2. It provides a Palestinian-Arab cover for the exclusive nature of the Israeli polity as a “Jewish State,” thus abrogating the national character of the Palestinian people within 1948 borders. It therefore fails to recognize the right of the 1.2 million Palestinian citizens of Israel to live in a democratic state for all its citizens: Jews and Palestinians, and it sets stage for mass transfer and ethnic cleansing in the future to maintain demographic Jewish dominance.
3. It accepts the reconfiguration of Jerusalem based on Israeli annexation plans, and grants Palestinian-Arab legitimacy to the colonial process that altered the Arab character of Jerusalem, making it impossible for the Palestinians to exercise control over “East Jerusalem,” not to say anything about “West Jerusalem,” which was conquered and ethnically cleansed in 1948.
4. It permanently accepts the presence of the vast majority of Israeli settlement colonies, particularly those that surround Jerusalem from the east, south, north and northwest, where most post-1967 settlers live, and alters the geography of Palestine to accommodate such colonial seizures.
5. It codifies a process that would limit the upper ceiling of a potential Palestinian polity to a truncated and demilitarized entity void of sovereignty, and sets in motion a process of expanding Israeli political oversight and control over any potential Palestinian entity.
6. It paves for an economic/political relationship that subordinates the Palestinian people to an exclusive and dominant Israeli polity, thus strategically de-linking the Palestinians from the Arab people and subjugating the national interests of all Arabs to the singular power of an Israeli-U.S. alliance.
7. It allows for Israeli military and economic penetration and permanent outposts into the presumed Palestinian entity.
8. It leaves open all Israeli claims to the region’s water resources, natural wealth and airspace.

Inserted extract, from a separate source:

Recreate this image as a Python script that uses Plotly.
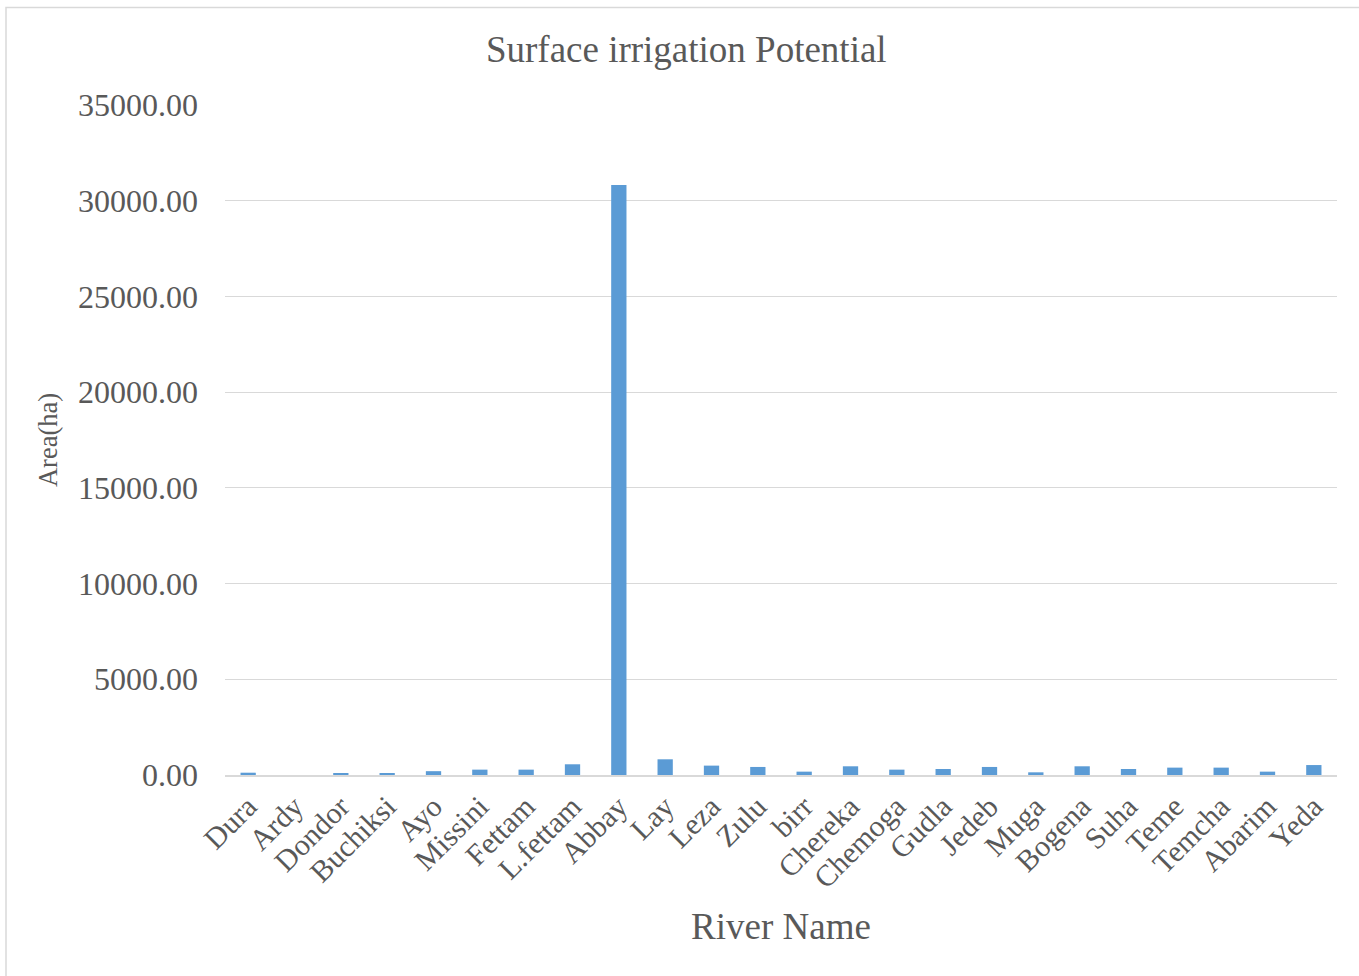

The text makes several references to annexes, but these issues have, in effect, been deferred, and may become the “final status” issues of the Geneva understanding.
9. It dilutes the international consensus on the conflict and attempts to transform the basis of the Palestinian struggle from one of national self-determination and return to that of modified civil rights within a prescribed political framework.
10. Most importantly, it weakens the national unity and resolve of the Palestinian people leading to the potential defeat of the current Intifada in the same manner Madrid and Oslo destroyed the first a decade ago.
11. It diminishes European commitment to Palestinian sovereignty, and most importantly, it expands the margin of Palestinian concessions, which have been bottoming out during the past two decades, making it very difficult for future Palestinian negotiators to back away from these concessions, including the renunciation of the Right of Return.
12. It assumes the Palestinian victims of Israel are the criminals, and the new judges allegedly more liberal than previous ones in the sentencing.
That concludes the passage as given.